EDIT 2: I messed up and said that the RawLeadXML column was XML -- it isn't, it's just nvarchar(max). I honestly didn't know there WAS an xml datatype.
EDIT 3: I can't even issue a delete statement on this table: "delete from leads where leadid = '100a7927-5311-4f12-8fe3-95c079d32dd4' " blows up with:
Msg 802, Level 17, State 20, Line 2
There is insufficient memory available in the buffer pool.
I have no idea what to do next. How in the hell is this even a problem? There are thousands of databases in the world with more records than I've got.
EDIT 4: In case anyone cares, none of the below solutions worked. I'm sure this is a limitation of my machine, and definitely not a condemnation of the fine answers I received below. Currently, I am transferring the zipped DB (2.6 GB) to our servers in Rackspace, and then I will attempt to add an index on that hardware, hopefully without taking down our production servers. Once the index is added, I'm hopeful that I can zip up the db and bring it back down to my local machine, and then be able to actually do something with it.
EDIT 5: My machine was literally incapable of handling a table of this size. My machine has 12 GB RAM, 64 bit Windows 7 Professional, a quad core 2.53Ghz processor, SSD drive, etc. It's pretty beefy for a development machine. And it couldn't handle this.

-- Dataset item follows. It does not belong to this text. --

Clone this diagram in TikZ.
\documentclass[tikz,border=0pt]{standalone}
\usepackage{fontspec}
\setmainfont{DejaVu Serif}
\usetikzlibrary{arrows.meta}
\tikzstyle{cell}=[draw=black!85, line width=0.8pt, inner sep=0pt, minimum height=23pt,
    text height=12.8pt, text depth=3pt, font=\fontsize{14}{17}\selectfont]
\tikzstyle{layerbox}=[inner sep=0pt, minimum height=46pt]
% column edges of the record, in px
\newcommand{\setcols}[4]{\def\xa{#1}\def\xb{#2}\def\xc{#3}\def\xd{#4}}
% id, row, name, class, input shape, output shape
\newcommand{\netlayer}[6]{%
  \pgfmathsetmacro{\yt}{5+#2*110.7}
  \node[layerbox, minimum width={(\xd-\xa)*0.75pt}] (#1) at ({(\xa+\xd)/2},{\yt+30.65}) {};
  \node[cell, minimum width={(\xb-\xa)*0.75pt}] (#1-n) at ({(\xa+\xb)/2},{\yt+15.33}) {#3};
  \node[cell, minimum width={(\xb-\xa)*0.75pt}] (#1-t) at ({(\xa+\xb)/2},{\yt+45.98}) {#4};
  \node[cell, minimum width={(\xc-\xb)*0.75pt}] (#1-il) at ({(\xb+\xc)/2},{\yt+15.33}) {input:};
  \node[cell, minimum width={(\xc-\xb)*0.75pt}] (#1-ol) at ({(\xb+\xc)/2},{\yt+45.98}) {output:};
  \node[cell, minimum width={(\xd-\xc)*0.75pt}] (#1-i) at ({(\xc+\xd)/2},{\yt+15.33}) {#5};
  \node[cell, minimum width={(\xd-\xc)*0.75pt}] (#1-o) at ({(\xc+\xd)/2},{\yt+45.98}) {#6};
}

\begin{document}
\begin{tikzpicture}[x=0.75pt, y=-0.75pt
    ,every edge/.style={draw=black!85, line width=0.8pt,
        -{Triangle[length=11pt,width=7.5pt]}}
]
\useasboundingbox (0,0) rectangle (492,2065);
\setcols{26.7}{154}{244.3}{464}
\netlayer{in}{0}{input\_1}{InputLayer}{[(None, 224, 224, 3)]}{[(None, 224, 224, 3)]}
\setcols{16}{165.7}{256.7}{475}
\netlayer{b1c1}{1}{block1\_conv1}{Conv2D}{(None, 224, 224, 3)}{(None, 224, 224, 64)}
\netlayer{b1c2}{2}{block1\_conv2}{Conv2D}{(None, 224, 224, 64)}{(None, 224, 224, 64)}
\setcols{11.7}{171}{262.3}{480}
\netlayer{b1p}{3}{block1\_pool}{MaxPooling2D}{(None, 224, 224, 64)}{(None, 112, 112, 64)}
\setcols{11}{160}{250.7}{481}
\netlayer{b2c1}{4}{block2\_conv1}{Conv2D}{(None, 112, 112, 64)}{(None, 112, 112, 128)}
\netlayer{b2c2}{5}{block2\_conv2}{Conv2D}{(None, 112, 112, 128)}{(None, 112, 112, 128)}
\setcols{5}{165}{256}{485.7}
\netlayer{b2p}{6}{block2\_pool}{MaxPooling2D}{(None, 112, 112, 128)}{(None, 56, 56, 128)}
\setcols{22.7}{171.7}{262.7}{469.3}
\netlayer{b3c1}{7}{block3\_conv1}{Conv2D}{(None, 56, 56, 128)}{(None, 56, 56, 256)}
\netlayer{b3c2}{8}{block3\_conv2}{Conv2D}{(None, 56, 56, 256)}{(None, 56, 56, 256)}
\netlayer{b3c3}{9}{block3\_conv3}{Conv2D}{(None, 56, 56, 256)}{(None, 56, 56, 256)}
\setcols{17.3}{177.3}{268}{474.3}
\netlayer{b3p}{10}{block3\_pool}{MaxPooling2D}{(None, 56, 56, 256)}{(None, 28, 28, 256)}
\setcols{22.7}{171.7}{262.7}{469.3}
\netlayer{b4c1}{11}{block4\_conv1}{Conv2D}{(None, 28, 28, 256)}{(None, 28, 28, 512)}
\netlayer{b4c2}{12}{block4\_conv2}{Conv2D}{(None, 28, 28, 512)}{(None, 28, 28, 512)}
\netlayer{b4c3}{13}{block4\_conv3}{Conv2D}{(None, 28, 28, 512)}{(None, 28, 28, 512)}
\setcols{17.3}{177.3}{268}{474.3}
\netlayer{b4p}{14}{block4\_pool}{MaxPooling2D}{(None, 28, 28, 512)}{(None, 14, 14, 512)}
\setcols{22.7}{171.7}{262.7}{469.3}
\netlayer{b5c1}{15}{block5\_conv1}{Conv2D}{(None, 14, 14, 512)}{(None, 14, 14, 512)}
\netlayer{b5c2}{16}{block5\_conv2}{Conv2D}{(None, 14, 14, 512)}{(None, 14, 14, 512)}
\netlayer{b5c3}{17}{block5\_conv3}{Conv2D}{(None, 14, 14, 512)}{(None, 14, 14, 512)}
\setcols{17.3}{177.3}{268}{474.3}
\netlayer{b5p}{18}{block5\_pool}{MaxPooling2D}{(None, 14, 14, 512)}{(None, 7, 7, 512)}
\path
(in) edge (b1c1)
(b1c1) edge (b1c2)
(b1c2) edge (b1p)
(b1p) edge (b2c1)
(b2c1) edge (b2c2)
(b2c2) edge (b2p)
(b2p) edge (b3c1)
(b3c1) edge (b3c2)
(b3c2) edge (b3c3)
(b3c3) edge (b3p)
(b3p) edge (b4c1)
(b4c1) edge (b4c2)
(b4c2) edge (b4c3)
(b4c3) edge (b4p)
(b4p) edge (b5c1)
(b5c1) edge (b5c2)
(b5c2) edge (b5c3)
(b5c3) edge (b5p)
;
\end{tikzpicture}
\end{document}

So, I moved the DB to our server in Rackspace in London. 48 GB or memory in that one, and it was able to add the index I needed. Even after that, my machine here was unable to do anything all that useful with it, so I've written a .Net program that is running in London to put out the records 1000 at a time, parse them into another table, and then mark the original records as processed.

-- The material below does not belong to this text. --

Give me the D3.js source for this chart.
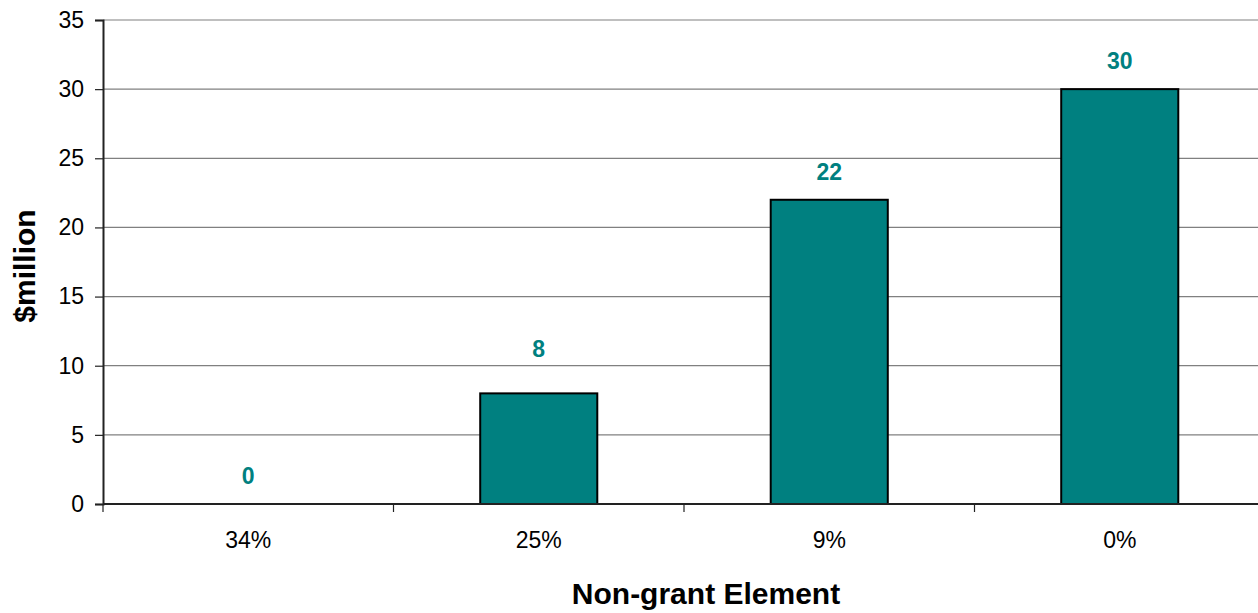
<!DOCTYPE html>
<html>
<head>
<meta charset="utf-8">
<script src="https://cdn.jsdelivr.net/npm/d3@7"></script>
<style>
  body { margin: 0; background: #fff; }
  text { font-family: "Liberation Sans", Arial, sans-serif; }
</style>
</head>
<body>
<svg width="1258" height="613"></svg>
<script>
// chart data
const categories = ["34%", "25%", "9%", "0%"];
const values = [0, 8, 22, 30];
const yTicks = [0, 5, 10, 15, 20, 25, 30, 35];

const svg = d3.select("svg");
const plotLeft = 103, plotRight = 1265, plotTop = 20, plotBottom = 504;

const x = d3.scaleBand()
  .domain(categories)
  .range([plotLeft, plotRight])
  .paddingInner(0.597)
  .paddingOuter(0.2985);

const y = d3.scaleLinear().domain([0, 35]).range([plotBottom, plotTop]);

// gridlines
svg.append("g")
  .selectAll("line")
  .data(yTicks.filter(d => d > 0))
  .enter()
  .append("line")
  .attr("x1", plotLeft)
  .attr("x2", plotRight)
  .attr("y1", d => y(d))
  .attr("y2", d => y(d))
  .attr("stroke", "#808080")
  .attr("stroke-width", 1.2);

// y axis
const yAxis = svg.append("g")
  .attr("transform", "translate(" + plotLeft + ",0)")
  .call(d3.axisLeft(y).tickValues(yTicks).tickSize(8).tickPadding(11));
yAxis.select(".domain").attr("stroke", "#222").attr("stroke-width", 2);
yAxis.selectAll(".tick line").attr("stroke", "#222").attr("stroke-width", 1.2);
yAxis.selectAll("text")
  .attr("font-size", "23px")
  .attr("font-family", "Liberation Sans, Arial, sans-serif")
  .attr("fill", "#000");

// bars
svg.append("g")
  .selectAll("rect")
  .data(values)
  .enter()
  .append("rect")
  .attr("x", (d, i) => x(categories[i]))
  .attr("width", x.bandwidth())
  .attr("y", d => y(d))
  .attr("height", d => y(0) - y(d))
  .attr("fill", "#008080")
  .attr("stroke", "#000")
  .attr("stroke-width", 2)
  .attr("display", d => d > 0 ? null : "none");

// x axis line + ticks at band boundaries
svg.append("line")
  .attr("x1", plotLeft)
  .attr("x2", plotRight)
  .attr("y1", y(0))
  .attr("y2", y(0))
  .attr("stroke", "#222")
  .attr("stroke-width", 2);

svg.append("g")
  .selectAll("line")
  .data(categories)
  .enter()
  .append("line")
  .attr("x1", d => x(d) - x.step() * x.paddingOuter())
  .attr("x2", d => x(d) - x.step() * x.paddingOuter())
  .attr("y1", y(0))
  .attr("y2", y(0) + 8)
  .attr("stroke", "#222")
  .attr("stroke-width", 1.2);

svg.append("g")
  .selectAll("text")
  .data(categories)
  .enter()
  .append("text")
  .attr("x", d => x(d) + x.bandwidth() / 2)
  .attr("y", 548)
  .attr("text-anchor", "middle")
  .attr("font-size", "23px")
  .text(d => d);

// value labels (the 25% label sits a bit higher in the original)
const labelNudge = { "25%": 16 };
svg.append("g")
  .selectAll("text")
  .data(values)
  .enter()
  .append("text")
  .attr("x", (d, i) => x(categories[i]) + x.bandwidth() / 2)
  .attr("y", (d, i) => y(d) - 20 - (labelNudge[categories[i]] || 0))
  .attr("text-anchor", "middle")
  .attr("font-size", "23px")
  .attr("font-weight", "bold")
  .attr("fill", "#008080")
  .text(d => d);

// axis titles
svg.append("text")
  .attr("transform", "translate(35,266)rotate(-90)")
  .attr("text-anchor", "middle")
  .attr("font-size", "30px")
  .attr("font-weight", "bold")
  .text("$million");

svg.append("text")
  .attr("x", 706)
  .attr("y", 604)
  .attr("text-anchor", "middle")
  .attr("font-size", "30px")
  .attr("font-weight", "bold")
  .text("Non-grant Element");
</script>
</body>
</html>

Once I do this, I'm going to have to leave the DB in London, because I doubt I could write any meaningful reports against this monstrosity locally. Which will make development fun.
Summary: I believe that there is no good way to process a dataset this large without using server class hardware with at least 48 GB of RAM (in my case).
Upvotes: 8
Views: 8271
Reputation: 2354
How about just extracting the data to a text file straight from the Access DB - then you can just import it into the RDBM of your choice with a bulk insert.

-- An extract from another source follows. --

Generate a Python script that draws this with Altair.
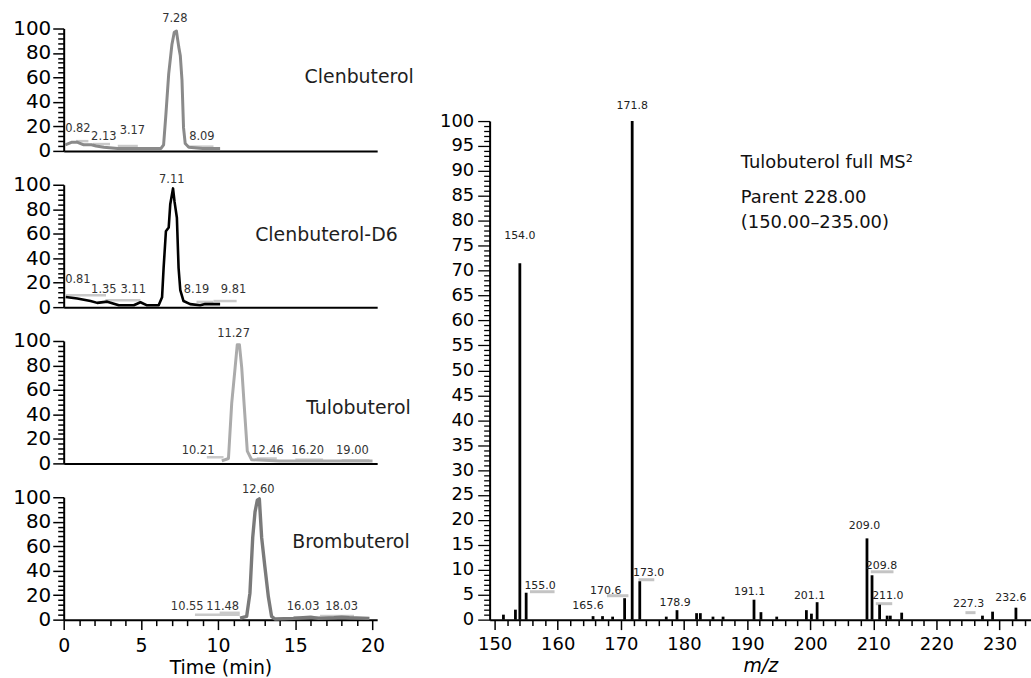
import altair as alt
import pandas as pd

FONT = "DejaVu Sans"

# ---------------- chromatogram data (time in min, relative abundance %) -------------
clen_t = [0.1, 0.5, 0.9, 1.3, 1.8, 2.1, 2.6, 3.5, 4.5, 5.5, 6.3, 6.47, 6.62, 6.8, 7.01, 7.16,
          7.3, 7.45, 7.55, 7.66, 7.76, 7.87, 8.1, 9.0, 10.13]
clen_i = [5, 7, 7, 5, 5, 4, 3, 2, 2, 2, 2, 5, 30, 63, 87, 97, 98, 85, 78, 58, 19, 6, 3, 2, 2]

d6_t = [0.13, 0.88, 1.74, 2.17, 2.82, 3.57, 4.54, 4.97, 5.4, 6.15, 6.37, 6.47, 6.62, 6.8, 6.9,
        7.08, 7.18, 7.33, 7.44, 7.55, 7.76, 8.19, 8.84, 9.16, 10.13]
d6_i = [8.3, 7, 5, 3.5, 4.5, 1.6, 1.6, 4, 1.5, 1.5, 8, 32, 62, 65, 84, 97, 86, 73, 32, 14, 5,
        2.5, 1.5, 2.5, 2.5]

tulo_t = [10.24, 10.67, 10.88, 11.1, 11.24, 11.38, 11.53, 11.68, 11.89, 12.17, 14.0, 16.0, 18.0, 20.0]
tulo_i = [2, 4, 49, 78, 97, 97, 78, 49, 10, 3, 2, 2, 2, 2]

brom_t = [11.42, 11.85, 12.06, 12.24, 12.39, 12.54, 12.67, 12.82, 13.03, 13.25, 13.46, 13.68,
          14.86, 15.5, 16.0, 16.5, 17.5, 18.0, 18.5, 19.8]
brom_i = [1.3, 2.7, 21.6, 67, 88, 97.6, 98.7, 67, 43, 19, 2.7, 0.5, 1, 1.5, 2, 1, 1.5, 2, 1.5, 1]

# faint grey baseline segments (start, end, level)
clen_seg_a = [0.8, 1.9, 3.5, 8.0]
clen_seg_b = [1.6, 3.0, 4.8, 9.7]
clen_seg_y = [8, 5.6, 4, 3.5]
d6_seg_a = [0.15, 2.7, 8.6, 9.7]
d6_seg_b = [2.74, 4.97, 9.7, 11.2]
d6_seg_y = [9.7, 5.6, 4.3, 5]
tulo_seg_a = [9.27, 12.5, 15.0, 18.0]
tulo_seg_b = [10.35, 13.8, 16.8, 19.8]
tulo_seg_y = [5, 4, 3, 2.5]
brom_seg_a = [8.5, 10.1, 14.9, 16.6]
brom_seg_b = [11.4, 11.4, 16.6, 18.8]
brom_seg_y = [4, 5.6, 2, 3]

# peak labels
clen_lab = ["0.82", "2.13", "3.17", "7.28", "8.09"]
clen_lab_x = [0.92, 2.6, 4.45, 7.2, 8.95]
clen_lab_y = [18, 11, 16, 108, 11]
d6_lab = ["0.81", "1.35", "3.11", "7.11", "8.19", "9.81"]
d6_lab_x = [0.92, 2.6, 4.5, 7.0, 8.6, 11.0]
d6_lab_y = [22, 14, 14, 104, 14, 14]
tulo_lab = ["10.21", "11.27", "12.46", "16.20", "19.00"]
tulo_lab_x = [8.7, 11.0, 13.2, 15.8, 18.7]
tulo_lab_y = [10.5, 106, 10.5, 10.5, 10.5]
brom_lab = ["10.55", "11.48", "12.60", "16.03", "18.03"]
brom_lab_x = [8.0, 10.3, 12.6, 15.5, 18.0]
brom_lab_y = [10.4, 10.4, 106, 10.4, 10.4]

names = ["Clenbuterol", "Clenbuterol-D6", "Tulobuterol", "Brombuterol"]
name_x = [15.6, 12.4, 15.7, 14.8]
name_y = [60, 59, 45, 63.5]

# ---------------- MS2 spectrum data -------------
mz = [151.4, 153.3, 154.0, 155.0, 165.6, 167.1, 168.7, 170.6, 171.8, 173.0, 177.2, 178.9,
      182.0, 182.6, 184.6, 186.2, 191.1, 192.2, 194.7, 199.4, 200.2, 201.1, 209.0, 209.8,
      211.0, 212.2, 212.7, 214.5, 227.3, 228.9, 232.6]
abund = [1.0, 2.0, 71.5, 5.4, 0.7, 0.7, 0.6, 4.3, 100, 7.7, 0.6, 1.9, 1.3, 1.3, 0.6, 0.6,
         4.0, 1.5, 0.6, 1.9, 1.2, 3.5, 16.3, 8.9, 3.0, 0.8, 0.8, 1.4, 0.8, 1.6, 2.4]

spec_lab = ["154.0", "171.8", "155.0", "165.6", "170.6", "173.0", "178.9", "191.1", "201.1",
            "209.0", "209.8", "211.0", "227.3", "232.6"]
spec_lab_x = [154.0, 171.8, 157.2, 164.8, 167.6, 174.4, 178.6, 190.4, 199.9, 208.6, 211.3,
              212.3, 225.1, 231.8]
spec_lab_y = [77, 103, 6.8, 2.8, 5.8, 9.4, 3.4, 5.6, 4.8, 18.8, 10.8, 4.8, 3.2, 4.4]

spec_seg_a = [155.6, 167.8, 172.8, 209.6, 210.4, 224.6]
spec_seg_b = [159.5, 171.2, 175.3, 213.2, 213.0, 226.2]
spec_seg_y = [5.6, 4.8, 8.0, 9.6, 3.2, 1.4]

info_text = ["Tulobuterol full MS\u00b2", "Parent 228.00", "(150.00\u2013235.00)"]
info_x = [189.0, 189.0, 189.0]
info_y = [91.5, 84.5, 79.5]

# ---------------- left panels -------------
PW, PH = 315, 123


def cond(test, big, small):
    return {"condition": {"test": test, "value": big}, "value": small}


def chrom_panel(t, inten, color, sw, sa, sb, sy, lab, lx, ly, name, nx, ny, bottom):
    xs = alt.Scale(domain=[0, 20.3], nice=False, zero=False)
    ys = alt.Scale(domain=[0, 100], nice=False)
    if bottom:
        xaxis = alt.Axis(values=list(range(0, 21)),
                         labelExpr="datum.value % 5 == 0 ? datum.label : ''",
                         tickSize=cond("datum.value % 5 == 0", 10, 6),
                         labelFontSize=19, labelPadding=7, labelOverlap=False, labelFlush=False,
                         title="Time (min)", titleFontSize=19, titleFontWeight="normal",
                         titlePadding=3, titleFont=FONT, domainWidth=2, tickWidth=1.5)
    else:
        xaxis = alt.Axis(labels=False, ticks=False, title="", domainWidth=2)
    yaxis = alt.Axis(values=list(range(0, 101, 4)),
                     labelExpr="datum.value % 20 == 0 ? datum.label : ''",
                     tickSize=cond("datum.value % 20 == 0", 11, 6),
                     labelFontSize=20, labelPadding=2, labelOverlap=False, labelFlush=False,
                     title="", domainWidth=2, tickWidth=1.5)
    df = pd.DataFrame({"t": t, "i": inten})
    sdf = pd.DataFrame({"a": sa, "b": sb, "lvl": sy})
    ldf = pd.DataFrame({"txt": lab, "x": lx, "y": ly})
    ndf = pd.DataFrame({"txt": [name], "x": [nx], "y": [ny]})
    segs = alt.Chart(sdf).mark_rule(color="#c9c9c9", strokeWidth=2.5).encode(
        x=alt.X("a:Q", scale=xs, axis=xaxis), x2="b:Q",
        y=alt.Y("lvl:Q", scale=ys, axis=yaxis))
    line = alt.Chart(df).mark_line(color=color, strokeWidth=sw, strokeJoin="round").encode(
        x=alt.X("t:Q", scale=xs, axis=xaxis), y=alt.Y("i:Q", scale=ys, axis=yaxis))
    labels = alt.Chart(ldf).mark_text(font=FONT, fontSize=11.5, color="#333333").encode(
        x=alt.X("x:Q", scale=xs, axis=xaxis), y=alt.Y("y:Q", scale=ys, axis=yaxis), text="txt:N")
    nm = alt.Chart(ndf).mark_text(font=FONT, fontSize=19, align="left", color="#1e1e1e").encode(
        x=alt.X("x:Q", scale=xs, axis=xaxis), y=alt.Y("y:Q", scale=ys, axis=yaxis), text="txt:N")
    return alt.layer(segs, line, labels, nm).properties(width=PW, height=PH)


p1 = chrom_panel(clen_t, clen_i, "#8a8a8a", 3, clen_seg_a, clen_seg_b, clen_seg_y,
                 clen_lab, clen_lab_x, clen_lab_y, names[0], name_x[0], name_y[0], False)
p2 = chrom_panel(d6_t, d6_i, "#000000", 2.6, d6_seg_a, d6_seg_b, d6_seg_y,
                 d6_lab, d6_lab_x, d6_lab_y, names[1], name_x[1], name_y[1], False)
p3 = chrom_panel(tulo_t, tulo_i, "#ababab", 3, tulo_seg_a, tulo_seg_b, tulo_seg_y,
                 tulo_lab, tulo_lab_x, tulo_lab_y, names[2], name_x[2], name_y[2], False)
p4 = chrom_panel(brom_t, brom_i, "#7a7a7a", 3.4, brom_seg_a, brom_seg_b, brom_seg_y,
                 brom_lab, brom_lab_x, brom_lab_y, names[3], name_x[3], name_y[3], True)

left = alt.vconcat(p1, p2, p3, p4, spacing=34, bounds="flush")

# ---------------- right spectrum -------------
SW, SH = 544, 501
xs2 = alt.Scale(domain=[150, 234.2], nice=False, zero=False)
ys2 = alt.Scale(domain=[0, 100], nice=False)
xaxis2 = alt.Axis(values=list(range(150, 235, 2)),
                  labelExpr="datum.value % 10 == 0 ? datum.label : ''",
                  tickSize=cond("datum.value % 10 == 0", 10, 6),
                  labelFontSize=18, labelPadding=6, labelOverlap=False, labelFlush=False,
                  title="m/z", titleFontStyle="italic", titleFontSize=19, titleFontWeight="normal",
                  titleFont=FONT, titlePadding=3, domainWidth=2, tickWidth=1.5)
yaxis2 = alt.Axis(values=list(range(0, 101)),
                  labelExpr="datum.value % 5 == 0 ? datum.label : ''",
                  tickSize=cond("datum.value % 5 == 0", 12, 6),
                  labelFontSize=18, labelPadding=4, labelOverlap=False, labelFlush=False,
                  title="", domainWidth=2, tickWidth=1.3)

sdf = pd.DataFrame({"mz": mz, "ab": abund})
sldf = pd.DataFrame({"txt": spec_lab, "x": spec_lab_x, "y": spec_lab_y})
ssdf = pd.DataFrame({"a": spec_seg_a, "b": spec_seg_b, "lvl": spec_seg_y})
idf = pd.DataFrame({"txt": info_text, "x": info_x, "y": info_y})

s_segs = alt.Chart(ssdf).mark_rule(color="#c4c4c4", strokeWidth=3).encode(
    x=alt.X("a:Q", scale=xs2, axis=xaxis2), x2="b:Q", y=alt.Y("lvl:Q", scale=ys2, axis=yaxis2))
s_bars = alt.Chart(sdf).mark_bar(size=2.8, color="#000000").encode(
    x=alt.X("mz:Q", scale=xs2, axis=xaxis2), y=alt.Y("ab:Q", scale=ys2, axis=yaxis2))
s_labels = alt.Chart(sldf).mark_text(font=FONT, fontSize=11, color="#222222").encode(
    x=alt.X("x:Q", scale=xs2, axis=xaxis2), y=alt.Y("y:Q", scale=ys2, axis=yaxis2), text="txt:N")
s_info = alt.Chart(idf).mark_text(font=FONT, fontSize=18, align="left", color="#111111").encode(
    x=alt.X("x:Q", scale=xs2, axis=xaxis2), y=alt.Y("y:Q", scale=ys2, axis=yaxis2), text="txt:N")
spectrum = alt.layer(s_segs, s_bars, s_labels, s_info).properties(width=SW, height=SH)

spacer = alt.Chart(pd.DataFrame({"s": [""]})).mark_text().encode(
    text="s:N").properties(width=SW, height=83)

right = alt.vconcat(spacer, spectrum, spacing=10, bounds="flush")

chart = alt.hconcat(left, right, spacing=25).properties(
    padding={"left": 12, "top": 11, "right": 0, "bottom": 0}
).configure_view(stroke=None).configure_axis(
    domainColor="black", tickColor="black", labelColor="black", titleColor="black",
    labelFont=FONT, titleFont=FONT, grid=False
)

chart.save("out.html", embed_options={"renderer": "svg", "actions": False})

Getting to Access DBs via link tables in MSSQL is not ideal. Here we use a read-only, forward-only recordset cursor to walk through the rows one at a time.
This is VBScript, so it won't be the fastest, but it should work. You'll have to tailor the XML extraction routine for your schema.
' Code run against a access DB with column RawLeadXML
Dim connection
Set connection = CreateObject("ADODB.Connection")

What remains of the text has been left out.